A Molecular Dynamics Study of Thermal conductivity in Monolayer GaN Nanoribbon

Abstract

Nowadays 2D materials like Graphene, Silicene, Stanene and single layer transition metal dichalcogenides (e.g., MoS2, WSe2,MoTe2,), are drawing significant attention in the research arena due to their superior electrical, thermal and opto-electronic properties to their bulk counterparts. In this study, we have investigated the thermal transport properties of single layer zigzag gallium nitride (GaN) nanoribbon using equilibrium molecular dynamics simulations. The calculated room temperature thermal conductivity of $20 \mathbf{nm} \times 2 \mathbf{nm}$ single layer GaN nanoribbon using tersoff inter-atomic potential is 2.04 W/m-K. The temperature and sample size dependence of thermal conductivity have also been studied.

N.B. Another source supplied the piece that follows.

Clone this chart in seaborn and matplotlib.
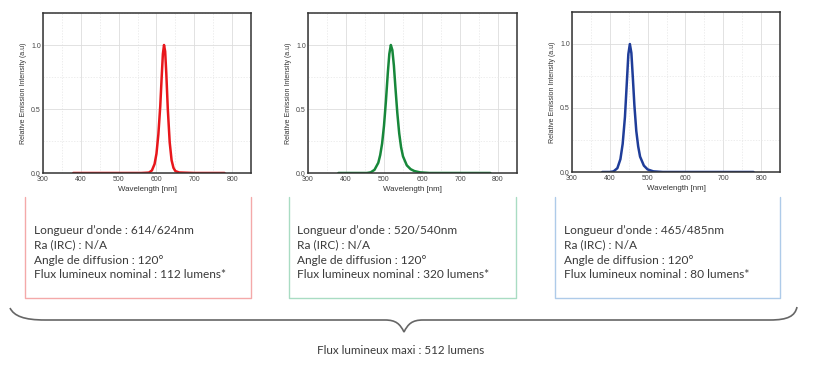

For a particular sample size, the thermal conductivity of GaN nanoribbon decreases with increasing temperatures. On the other hand, an opposite pattern is observed for length variation i.e. thermal conductivity increases with the increase in ribbon length keeping the temperature constant. Our study further includes the investigation of the thermal transport of defected GaN nanoribbon. The thermal conductivity of defected GaN sample has been estimated by incorporating defects of different concentration [1% to 5%] for different operating temperatures [100K to 500K]. Our study shows that the thermal conductivity reduces drastically with the increase of defect concentration. We have also calculated phonon density of states (PDOS) for pristine and defected GaN nanoribbon to provide better understanding of these phenomena. Our study would be helpful for further investigation of thermal transport in single layer GaN based devices.